Last week, attacks on three separate housing compounds in Riyadh, Saudi
Arabia, were undertaken by suicide bombers believed to be part of the al-Qaeda terror network. The attacks, excluding the suicide bombers, killed
25 people including eight Americans.
Saudi foreign policy adviser
Adel Al-Jubeir was quick to jump on the airwaves to condemn the attacks.
Al-Jubeir said, "Our hearts go out to all who have lost loved ones." In a
statement, Al-Jubeir also said, "We will fight the terrorists and those
who support them, with determination and vigor on all fronts."
Ever since the attacks of Sept. 11, 2001, and President Bush's
statement that "you are either with us or you're with the terrorists," the
eyes of many Americans have been fixed on Saudi Arabia, and one question
continues to be asked: Is Saudi Arabia a friend or a foe?
In a draft report by the Center for Strategic and International Studies
(CSIS) titled "Saudi Security and the War on Terrorism," the authors state
that Saudi Arabia "does not support international terrorism and has long
fought its own battles against internal extremist movements."
The authors
further state, "King Fahd, Crown Prince Abdullah, the Saudi Foreign
Minister, the Saudi Defense Minister, and the Saudi Minister of the
Interior, and other leading Saudi officials supported efforts to limit the
activities of Islamic extremists and terrorists long before September
11th."
The report claims that the Saudi government "does not seem to have
deliberately funded Islamic extremism or violence, with the exception of
support for the Afghans seeking to drive the Soviet Union out of
Afghanistan." But in the next sentence, the report describes Saudi support
for worldwide "Islamic fundamentalist causes."
According to CSIS: "[Saudi
Arabia] provided aid to Islamic movements and charities without properly
examining their true character and who then funneled the money into
extremist causes or that it attempted to buy off movements like the
Taliban in ways that ultimately led to the money being used in extremist
causes. It also has provided broader funding to elements of foreign
governments like the Taliban in Afghanistan and the ISI in Pakistan which
then use the money to support Islamic extremist and violent movements."
In a recently released report by the U.S. Commission on International
Religious Freedom (USCIRF), the commission states: "In addition to ongoing
and egregious violations of religious freedom inside Saudi Arabia,
activities that are financed or supported, directly or indirectly, by the
Saudi government to promote its interpretation of Islam, often referred to
as Wahhabism, outside of Saudi Arabia have raised some troubling questions
about that government’s role in promoting religious intolerance in other
countries toward both Muslims and non-Muslims in other countries."
Speaking on NBC's "Meet the Press" on May 18, Al-Jubeir addressed
questions of Saudi funding of terrorism by saying: "[W]e are targeted by
al-Qaeda, they're coming after us. Their objective is to change and topple
the government in Saudi Arabia."
Al-Jubeir said that Saudi Arabia "has been effective in the war on
terrorism." Al-Jubeir went on to say that part of the problem with the
Saudi image is that "we don’t explain the steps that we’ve taken, and it
creates the impression that we’re not doing something."

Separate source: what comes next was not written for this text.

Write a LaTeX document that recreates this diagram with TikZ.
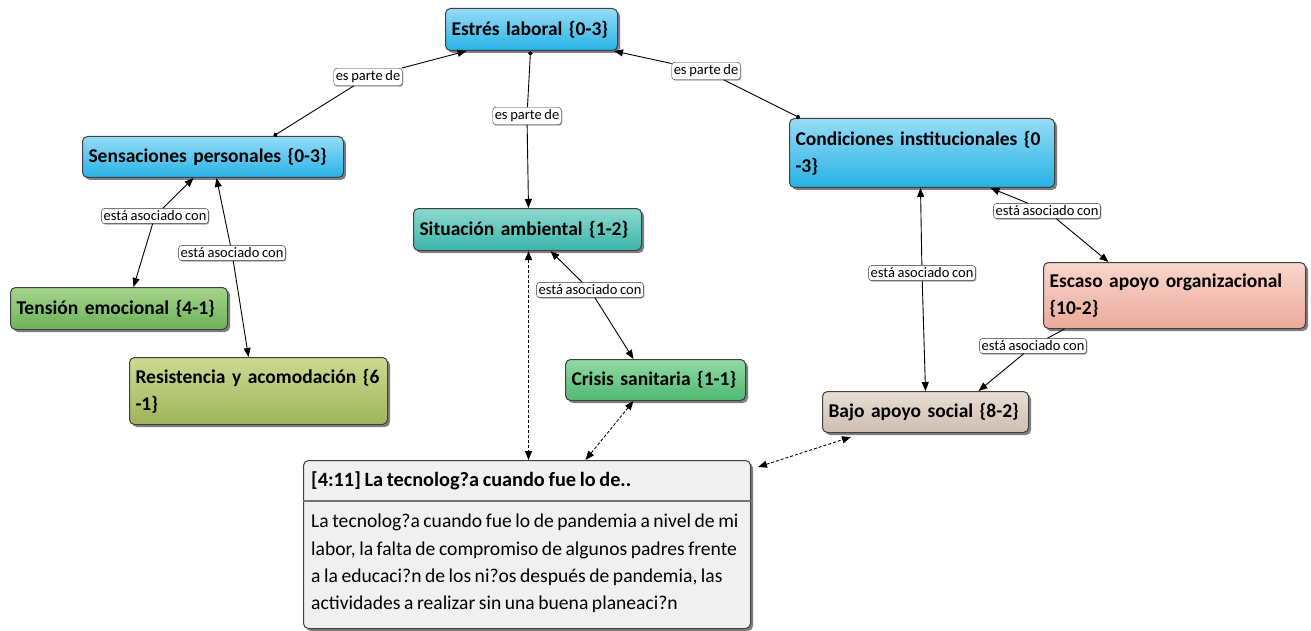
\documentclass[tikz,border=0pt]{standalone}
\usepackage{fontspec}
\setmainfont{Carlito}[WordSpace=0.8]
\usetikzlibrary{arrows.meta,shadows,calc}
\definecolor{bluetop}{RGB}{150,220,246}
\definecolor{bluebot}{RGB}{38,178,230}
\definecolor{tealtop}{RGB}{140,218,208}
\definecolor{tealbot}{RGB}{58,180,168}
\definecolor{greentop}{RGB}{165,212,140}
\definecolor{greenbot}{RGB}{108,178,88}
\definecolor{olivetop}{RGB}{205,218,145}
\definecolor{olivebot}{RGB}{158,180,92}
\definecolor{crisistop}{RGB}{145,218,165}
\definecolor{crisisbot}{RGB}{78,185,110}
\definecolor{pinktop}{RGB}{250,214,205}
\definecolor{pinkbot}{RGB}{235,170,155}
\definecolor{tantop}{RGB}{232,222,212}
\definecolor{tanbot}{RGB}{205,190,175}
\definecolor{quotefill}{RGB}{240,240,240}
\begin{document}
\begin{tikzpicture}[x=1pt,y=-1pt,
  box/.style={draw=black!75, line width=1pt, rounded corners=5pt, anchor=north west,
    align=left, inner xsep=6pt, inner ysep=2pt,
    font=\fontsize{19.5}{27}\selectfont\bfseries,
    drop shadow={shadow xshift=2.5pt, shadow yshift=-2.5pt, fill=black, opacity=0.5}},
  lab/.style={draw=black!80, fill=white, rounded corners=3pt, inner xsep=2pt, inner ysep=2.5pt,
    font=\fontsize{14.5}{16}\selectfont,
    drop shadow={shadow xshift=1pt, shadow yshift=-1pt, fill=black, opacity=0.35}},
  arr/.style={-{Triangle[length=9pt,width=7pt]}, line width=0.9pt},
  dotst/.style={{Circle[length=4.5pt]}-, line width=0.9pt},
  plain/.style={line width=0.9pt},
  dash2/.style={{Triangle[length=9pt,width=7pt]}-{Triangle[length=9pt,width=7pt]}, line width=0.9pt, dash pattern=on 3pt off 2pt}
]
\useasboundingbox (0,0) rectangle (1311,631);
% concept boxes
\node[box, top color=bluetop, bottom color=bluebot, minimum width=172pt, minimum height=42pt, text width=160pt] (estres) at (445,8) {\mbox{Estrés laboral \{0-3\}}};
\node[box, top color=bluetop, bottom color=bluebot, minimum width=261pt, minimum height=41pt, text width=249pt] (sens) at (82,136) {\mbox{Sensaciones personales \{0-3\}}};
\node[box, top color=tealtop, bottom color=tealbot, minimum width=228pt, minimum height=42pt, text width=216pt] (sit) at (413,208) {\mbox{Situación ambiental \{1-2\}}};
\node[box, top color=bluetop, bottom color=bluebot, minimum width=265pt, minimum height=69pt, text width=253pt] (cond) at (789,118) {\mbox{Condiciones institucionales \{0}\\-3\}};
\node[box, top color=greentop, bottom color=greenbot, minimum width=217pt, minimum height=42pt, text width=205pt] (tens) at (10,287) {\mbox{Tensión emocional \{4-1\}}};
\node[box, top color=olivetop, bottom color=olivebot, minimum width=258pt, minimum height=67pt, text width=246pt] (resis) at (129,357) {\mbox{Resistencia y acomodación \{6}\\-1\}};
\node[box, top color=crisistop, bottom color=crisisbot, minimum width=180pt, minimum height=41pt, text width=168pt] (crisis) at (565,359) {\mbox{Crisis sanitaria \{1-1\}}};
\node[box, top color=pinktop, bottom color=pinkbot, minimum width=262pt, minimum height=66pt, text width=250pt] (escaso) at (1043,262) {\mbox{Escaso apoyo organizacional}\\\{10-2\}};
\node[box, top color=tantop, bottom color=tanbot, minimum width=206pt, minimum height=41pt, text width=194pt] (bajo) at (822,391) {\mbox{Bajo apoyo social \{8-2\}}};
% quotation box
\node[box, fill=quotefill, minimum width=447pt, minimum height=168pt, text width=435pt] (q) at (303,460) {};
\draw[line width=2.2pt, black!55] ($(q.north west)+(0,41)$) -- ($(q.north east)+(0,41)$);
\node[anchor=west, font=\fontsize{20.3}{22}\selectfont\bfseries, inner sep=0pt] (qh) at (311,481) {[4:11] La tecnolog?a cuando fue lo de..};
\node[anchor=north west, align=left, inner sep=0pt, font=\fontsize{19.6}{27.3}\selectfont] (qb) at (311,514) {La tecnolog?a cuando fue lo de pandemia a nivel de mi\\labor, la falta de compromiso de algunos padres frente\\a la educaci?n de los ni?os después de pandemia, las\\actividades a realizar sin una buena planeaci?n};
% linking phrases
\node[lab] (L1) at (368,77) {es parte de};
\node[lab] (L2) at (527,116) {es parte de};
\node[lab] (L3) at (706,71) {es parte de};
\node[lab] (L4) at (155,216) {está asociado con};
\node[lab] (L5) at (232,253) {está asociado con};
\node[lab] (L6) at (590,290) {está asociado con};
\node[lab] (L7) at (922,273) {está asociado con};
\node[lab] (L8) at (1047,211) {está asociado con};
\node[lab] (L9) at (1033,346) {está asociado con};
% connectors
\draw[dotst] ([xshift=60.5pt]sens.north) -- (L1);
\draw[arr] (L1) -- ([xshift=-65pt]estres.south);
\draw[dotst] ([xshift=-1pt]estres.south) -- (L2);
\draw[arr] (L2) -- ([xshift=1pt]sit.north);
\draw[dotst] ([xshift=11pt]cond.north west) -- (L3);
\draw[arr] (L3) -- ([xshift=-4pt]estres.south east);
\draw[arr] (L4) -- ([xshift=-19.5pt]sens.south);
\draw[arr] (L4) -- ([xshift=14.5pt]tens.north);
\draw[arr] (L5) -- ([xshift=3.5pt]sens.south);
\draw[arr] (L5) -- ([xshift=-10pt]resis.north);
\draw[arr] (L6) -- ([xshift=23pt]sit.south);
\draw[arr] (L6) -- ([xshift=-22pt]crisis.north);
\draw[arr] (L7) -- ([xshift=-1.5pt]cond.south);
\draw[arr] (L7) -- (bajo.north);
\draw[arr] (L8) -- ([xshift=68.5pt]cond.south);
\draw[arr] (L8) -- ([xshift=-66pt]escaso.north);
\draw[plain] ([xshift=-110pt]escaso.south) -- (L9);
\draw[arr] (L9) -- ([xshift=53pt]bajo.north);
\draw[dash2] ([xshift=1pt]sit.south) -- ([xshift=1.5pt]q.north);
\draw[dash2] ([xshift=-22pt]crisis.south) -- ([xshift=58.5pt]q.north);
\draw[dash2] ([xshift=7pt,yshift=-7pt]q.north east) -- ([xshift=29pt,yshift=-4pt]bajo.south west);
\end{tikzpicture}
\end{document}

In addressing a specific accusation of Saudi terror funding, Al-Jubeir
said: "When people say money from Princess Haifa made its way to the
hijackers, we have no evidence to that effect. She gave money to a
Jordanian lady who in turn may have given it to her husband. Her husband
may have had contact with them. That’s like saying Suntrust Banks is
involved in the financing of 9/11 because one of the hijackers had a bank
account there."
Despite growing concern over the actions (or lack thereof) of the Saudi
government to crack down on terrorism, the Bush administration has been
reluctant to deal sternly with the Saudi government. In September 2002,
the USCIRF sent a letter to Secretary of State Colin Powell recommending
that Saudi Arabia be placed on the list of "countries of particular
concern" (CPCs). A country on that list is said to be an "egregious
religious freedom violator." Despite the recommendation, Saudi Arabia was
not placed on the list.
In its report, the commission also noted its concern about "credible
reports that Saudis are funding, directly and indirectly, efforts to
propagate globally, including in the United States, a religious ideology
that promotes hate, intolerance, and other human rights violations, in
some cases violence, toward members of other religious groups, both Muslim
and non-Muslims."
In a post-9/11 world, promises are no longer enough. The lives of
innocent Americans cannot hang on idle talk. If Saudi Arabia is serious
about confronting terrorism, it must show it.
The 9/11 attackers were
mostly Saudi; the attacks in Riyadh were planned and orchestrated by
Saudis. If the Saudi government is not directly sponsoring terrorism,
then it needs to take a long look in the mirror and ask itself what kind
of environment exists in Saudi Arabia that fosters such hatred and disdain
that its countrymen would fly airliners into buildings or blow themselves
up in housing compounds.
It is time for Saudi Arabia to join the war on terror. It is also time
for the Bush administration to stop tap-dancing with a partner who wears a suicide-bomber belt.